I recently got to discuss that Joining me is Van Hitch, who served as the CIO at the Justice Department for nearly a decade on the DorobekINSIDER program. Three years ago, he left that post. He now works as a senior advisor at Deloitte Consulting.
Hitch says that FITARA can be very helpful.
“I definitely think it is a very good government piece of legislation.
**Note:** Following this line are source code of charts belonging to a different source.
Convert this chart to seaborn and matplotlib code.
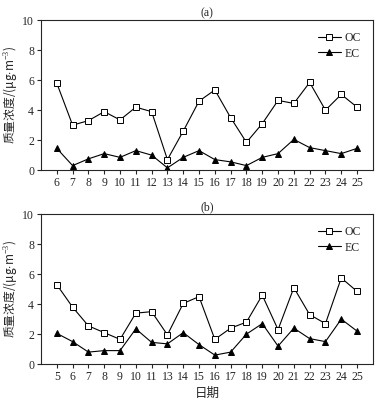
import matplotlib
matplotlib.use("Agg")
import matplotlib.pyplot as plt
import seaborn as sns
import pandas as pd

days_a = ["6", "7", "8", "9", "10", "11", "12", "13", "14", "15", "16", "17", "18", "19", "20", "21", "22", "23", "24", "25"]
oc_a = [5.8, 3.0, 3.3, 3.9, 3.35, 4.2, 3.9, 0.7, 2.6, 4.6, 5.35, 3.5, 1.85, 3.1, 4.65, 4.45, 5.85, 4.0, 5.05, 4.2]
ec_a = [1.45, 0.3, 0.75, 1.1, 0.85, 1.3, 1.0, 0.15, 0.85, 1.3, 0.7, 0.55, 0.3, 0.85, 1.1, 2.05, 1.5, 1.3, 1.1, 1.45]

days_b = ["5", "6", "7", "8", "9", "10", "11", "13", "14", "15", "16", "17", "18", "19", "20", "21", "22", "23", "24", "25"]
oc_b = [5.3, 3.8, 2.55, 2.1, 1.65, 3.4, 3.5, 1.95, 4.05, 4.5, 1.65, 2.4, 2.8, 4.6, 2.3, 5.1, 3.3, 2.7, 5.75, 4.85]
ec_b = [2.05, 1.5, 0.8, 0.9, 0.9, 2.35, 1.45, 1.35, 2.1, 1.3, 0.6, 0.8, 2.0, 2.7, 1.2, 2.4, 1.7, 1.5, 3.0, 2.2]

sns.set_style("ticks")
plt.rcParams['font.family'] = ['Liberation Serif', 'Noto Sans CJK SC']
plt.rcParams['mathtext.fontset'] = 'custom'
plt.rcParams['mathtext.rm'] = 'Liberation Serif'

fig = plt.figure(figsize=(3.85, 4.05), dpi=100)
ax1 = fig.add_axes([0.1065, 0.580, 0.862, 0.370])
ax2 = fig.add_axes([0.1065, 0.101, 0.862, 0.370])

ylabel = "质量浓度/(μg$\\cdot$m$^{-3}$)"
cjk = ['Noto Sans CJK SC', 'DejaVu Sans']

def draw(ax, days, oc, ec, title, xlabel):
    df = pd.DataFrame({"pos": range(len(days)), "OC": oc, "EC": ec})
    sns.lineplot(data=df, x="pos", y="OC", ax=ax, color="black", lw=0.8,
                 marker="s", markersize=4.5, markerfacecolor="white",
                 markeredgecolor="black", markeredgewidth=0.7, label="OC")
    sns.lineplot(data=df, x="pos", y="EC", ax=ax, color="black", lw=0.8,
                 marker="^", markersize=5, markerfacecolor="black",
                 markeredgecolor="black", markeredgewidth=0.7, label="EC")
    ax.set_xlim(-1, len(days))
    ax.set_ylim(0, 10)
    ax.set_yticks([0, 2, 4, 6, 8, 10])
    ax.set_xticks(range(len(days)))
    ax.set_xticklabels(days)
    ax.tick_params(labelsize=8.5, length=3, width=0.8, direction="out", pad=2)
    for s in ax.spines.values():
        s.set_linewidth(0.8)
        s.set_visible(True)
    ax.set_title(title, fontsize=8.5, pad=3)
    ax.set_ylabel(ylabel, fontsize=8.5, labelpad=2, family=cjk)
    ax.set_xlabel(xlabel, fontsize=9, labelpad=3, family=cjk)
    ax.legend(loc="upper right", frameon=False, fontsize=8.5, handlelength=2.0,
              handletextpad=0.3, labelspacing=0.3, borderaxespad=0.6)

draw(ax1, days_a, oc_a, ec_a, "(a)", "")
draw(ax2, days_b, oc_b, ec_b, "(b)", "日期")

fig.savefig("out.png", dpi=100)
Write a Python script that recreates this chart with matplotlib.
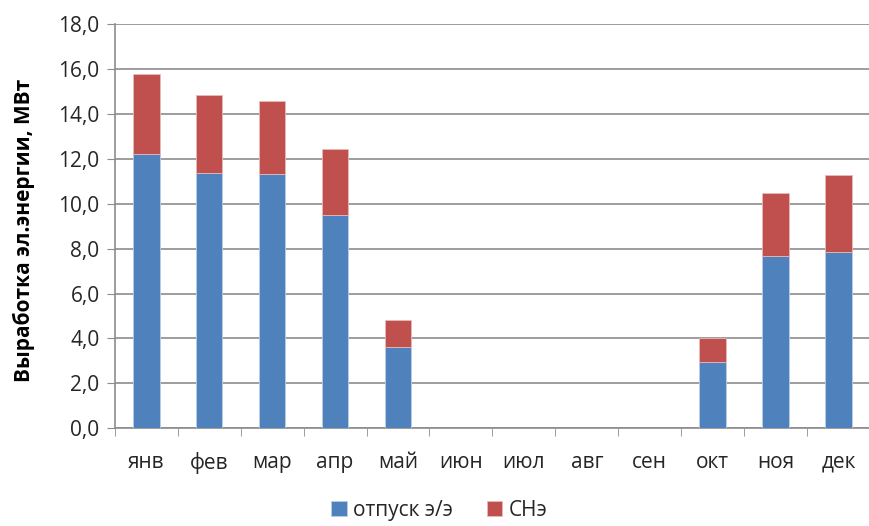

It, it should help our federal executives make sure that IT is implemented wisely and efficiently across the federal government, and, and it knock down some of the barriers that have been in there in the past, and, and gaining accountability for the CIO,” Hitch said.
The Office of Management and Budget did a good job reaching out to different constituencies as they developed the FITARA guidance, he said.
“They sought a lot of counsel, both outside the government, and inside the government from all different communities of executives, not only in the IT community, but in the acquisition, financial and HR community, and overall government, just to make sure that they had the right perspective on it and were implementing it in a way that it could be successful,” Hitch said.
Yet for the CIO to be fully successful, it is about working with the entire organization. The CIO “has to have partnerships with the other executives, and they have to understand that he is serving customers. And they have to get out there and reach out to that customer, spending time with them, making sure that they, they understand what the real issues are, and try to bring technology to bear, on those issues,” Hitch stressed.
This also isn’t going to happen overnight, he said. “This is something that is complex -- it is going to take a number of years to really flesh out, and to, and to become fully effective. I think there’s a lot a things that have to happen in, in the meantime, but I think it’s all headed in the right direction with this implementation guidance. I think it’s a good start.”